Plotting code records
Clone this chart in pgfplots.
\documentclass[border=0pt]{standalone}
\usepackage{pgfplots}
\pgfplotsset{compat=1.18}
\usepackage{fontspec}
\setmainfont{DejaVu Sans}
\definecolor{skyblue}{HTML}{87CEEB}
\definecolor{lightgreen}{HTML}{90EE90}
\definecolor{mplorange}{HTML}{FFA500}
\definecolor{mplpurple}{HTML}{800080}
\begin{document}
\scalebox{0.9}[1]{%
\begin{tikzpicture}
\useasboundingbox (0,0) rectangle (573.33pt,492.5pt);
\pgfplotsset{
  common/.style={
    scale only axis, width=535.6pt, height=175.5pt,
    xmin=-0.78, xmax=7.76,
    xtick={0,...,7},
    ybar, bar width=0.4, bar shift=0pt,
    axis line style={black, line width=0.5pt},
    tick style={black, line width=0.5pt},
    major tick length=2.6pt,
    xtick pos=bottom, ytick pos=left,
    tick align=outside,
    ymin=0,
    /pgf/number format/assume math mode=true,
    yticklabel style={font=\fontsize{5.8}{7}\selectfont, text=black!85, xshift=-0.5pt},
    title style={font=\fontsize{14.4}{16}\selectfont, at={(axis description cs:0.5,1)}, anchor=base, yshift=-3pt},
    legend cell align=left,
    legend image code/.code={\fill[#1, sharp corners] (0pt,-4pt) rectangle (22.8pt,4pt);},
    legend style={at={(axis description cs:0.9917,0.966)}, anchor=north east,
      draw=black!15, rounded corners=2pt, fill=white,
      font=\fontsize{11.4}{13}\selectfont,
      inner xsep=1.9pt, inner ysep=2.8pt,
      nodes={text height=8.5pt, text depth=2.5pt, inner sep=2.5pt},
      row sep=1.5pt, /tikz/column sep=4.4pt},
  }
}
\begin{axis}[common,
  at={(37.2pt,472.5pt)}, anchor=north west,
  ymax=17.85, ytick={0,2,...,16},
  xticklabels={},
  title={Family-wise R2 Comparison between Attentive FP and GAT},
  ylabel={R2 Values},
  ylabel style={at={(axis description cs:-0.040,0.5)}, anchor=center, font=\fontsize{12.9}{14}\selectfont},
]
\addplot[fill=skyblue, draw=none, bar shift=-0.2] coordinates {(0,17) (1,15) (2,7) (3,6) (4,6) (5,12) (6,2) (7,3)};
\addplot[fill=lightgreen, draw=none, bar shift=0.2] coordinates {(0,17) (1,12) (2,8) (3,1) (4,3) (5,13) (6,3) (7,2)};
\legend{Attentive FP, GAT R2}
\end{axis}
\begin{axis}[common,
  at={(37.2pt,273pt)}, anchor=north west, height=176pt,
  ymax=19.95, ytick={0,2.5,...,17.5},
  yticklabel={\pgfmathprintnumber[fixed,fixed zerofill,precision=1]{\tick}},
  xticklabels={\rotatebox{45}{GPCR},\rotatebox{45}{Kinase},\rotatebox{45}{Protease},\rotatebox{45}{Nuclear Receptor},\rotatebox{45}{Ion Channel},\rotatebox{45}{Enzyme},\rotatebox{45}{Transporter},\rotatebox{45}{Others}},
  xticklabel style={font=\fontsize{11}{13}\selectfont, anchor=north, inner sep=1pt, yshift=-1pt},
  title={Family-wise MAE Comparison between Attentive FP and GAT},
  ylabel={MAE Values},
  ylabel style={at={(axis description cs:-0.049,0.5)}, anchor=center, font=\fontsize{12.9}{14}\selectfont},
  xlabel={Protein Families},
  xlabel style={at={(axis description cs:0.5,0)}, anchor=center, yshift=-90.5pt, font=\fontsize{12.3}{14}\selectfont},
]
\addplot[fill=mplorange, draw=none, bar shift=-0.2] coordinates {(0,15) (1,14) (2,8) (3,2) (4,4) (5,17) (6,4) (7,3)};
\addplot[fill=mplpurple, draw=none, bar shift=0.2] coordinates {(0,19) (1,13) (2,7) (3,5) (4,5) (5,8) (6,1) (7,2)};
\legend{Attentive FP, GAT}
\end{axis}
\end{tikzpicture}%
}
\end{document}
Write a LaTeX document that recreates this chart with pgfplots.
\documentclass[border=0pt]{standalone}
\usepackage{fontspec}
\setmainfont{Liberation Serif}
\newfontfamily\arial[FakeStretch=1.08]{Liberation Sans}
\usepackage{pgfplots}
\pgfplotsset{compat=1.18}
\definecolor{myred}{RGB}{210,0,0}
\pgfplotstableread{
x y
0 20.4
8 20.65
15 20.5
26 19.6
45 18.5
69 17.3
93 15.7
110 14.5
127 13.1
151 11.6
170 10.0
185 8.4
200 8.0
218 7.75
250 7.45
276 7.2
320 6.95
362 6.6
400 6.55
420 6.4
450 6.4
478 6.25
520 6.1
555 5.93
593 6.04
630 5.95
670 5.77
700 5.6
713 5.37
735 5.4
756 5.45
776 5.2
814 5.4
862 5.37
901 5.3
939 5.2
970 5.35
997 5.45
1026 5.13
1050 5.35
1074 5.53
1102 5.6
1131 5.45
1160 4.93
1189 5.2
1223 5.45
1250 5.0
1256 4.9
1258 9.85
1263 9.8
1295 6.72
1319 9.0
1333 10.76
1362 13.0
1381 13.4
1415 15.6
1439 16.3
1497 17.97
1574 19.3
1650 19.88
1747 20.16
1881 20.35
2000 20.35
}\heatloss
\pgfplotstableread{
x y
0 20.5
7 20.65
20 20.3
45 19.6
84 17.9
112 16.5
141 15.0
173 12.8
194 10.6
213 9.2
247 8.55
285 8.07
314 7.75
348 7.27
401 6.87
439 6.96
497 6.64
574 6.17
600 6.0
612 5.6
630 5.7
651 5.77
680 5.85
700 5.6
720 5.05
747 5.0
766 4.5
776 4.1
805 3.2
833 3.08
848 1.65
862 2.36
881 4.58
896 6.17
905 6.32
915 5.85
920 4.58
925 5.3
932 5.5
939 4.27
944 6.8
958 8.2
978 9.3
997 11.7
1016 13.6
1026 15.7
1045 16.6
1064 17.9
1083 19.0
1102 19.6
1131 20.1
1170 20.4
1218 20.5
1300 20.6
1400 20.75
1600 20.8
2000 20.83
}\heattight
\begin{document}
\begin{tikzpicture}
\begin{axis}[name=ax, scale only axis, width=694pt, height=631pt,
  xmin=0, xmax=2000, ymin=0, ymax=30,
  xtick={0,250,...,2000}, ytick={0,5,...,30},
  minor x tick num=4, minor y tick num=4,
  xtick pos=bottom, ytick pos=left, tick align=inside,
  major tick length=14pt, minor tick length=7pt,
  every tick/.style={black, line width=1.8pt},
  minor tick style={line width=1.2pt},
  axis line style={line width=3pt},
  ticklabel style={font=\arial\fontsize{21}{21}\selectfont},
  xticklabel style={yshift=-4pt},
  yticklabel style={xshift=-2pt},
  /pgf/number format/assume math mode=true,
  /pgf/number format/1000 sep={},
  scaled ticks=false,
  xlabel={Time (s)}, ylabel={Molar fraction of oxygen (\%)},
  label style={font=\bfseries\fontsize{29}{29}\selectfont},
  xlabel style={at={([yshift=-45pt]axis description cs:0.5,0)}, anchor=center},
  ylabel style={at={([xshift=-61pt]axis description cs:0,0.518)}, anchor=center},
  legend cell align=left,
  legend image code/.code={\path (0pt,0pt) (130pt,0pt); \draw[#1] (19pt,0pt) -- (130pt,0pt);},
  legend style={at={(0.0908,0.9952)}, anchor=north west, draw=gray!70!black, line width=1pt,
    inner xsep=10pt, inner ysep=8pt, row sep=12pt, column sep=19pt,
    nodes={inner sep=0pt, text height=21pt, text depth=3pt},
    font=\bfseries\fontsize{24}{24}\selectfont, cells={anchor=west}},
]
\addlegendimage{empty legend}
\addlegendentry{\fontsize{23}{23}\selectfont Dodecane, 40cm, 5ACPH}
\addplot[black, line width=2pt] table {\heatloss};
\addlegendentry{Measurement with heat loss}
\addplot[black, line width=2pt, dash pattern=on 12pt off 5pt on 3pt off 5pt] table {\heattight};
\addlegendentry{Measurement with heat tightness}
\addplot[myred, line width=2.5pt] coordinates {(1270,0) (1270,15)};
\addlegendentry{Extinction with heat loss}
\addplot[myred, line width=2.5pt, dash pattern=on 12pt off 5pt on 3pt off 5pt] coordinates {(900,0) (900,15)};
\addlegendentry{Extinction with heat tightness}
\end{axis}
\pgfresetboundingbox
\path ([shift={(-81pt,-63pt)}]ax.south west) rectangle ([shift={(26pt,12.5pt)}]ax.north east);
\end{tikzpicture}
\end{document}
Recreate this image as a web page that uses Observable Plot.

= Task description =
Gather every line from the listing above in which "that" appears, and copy those lines.

= The completed task =
Write a LaTeX document that recreates this chart with pgfplots.
Recreate this image as a web page that uses Observable Plot.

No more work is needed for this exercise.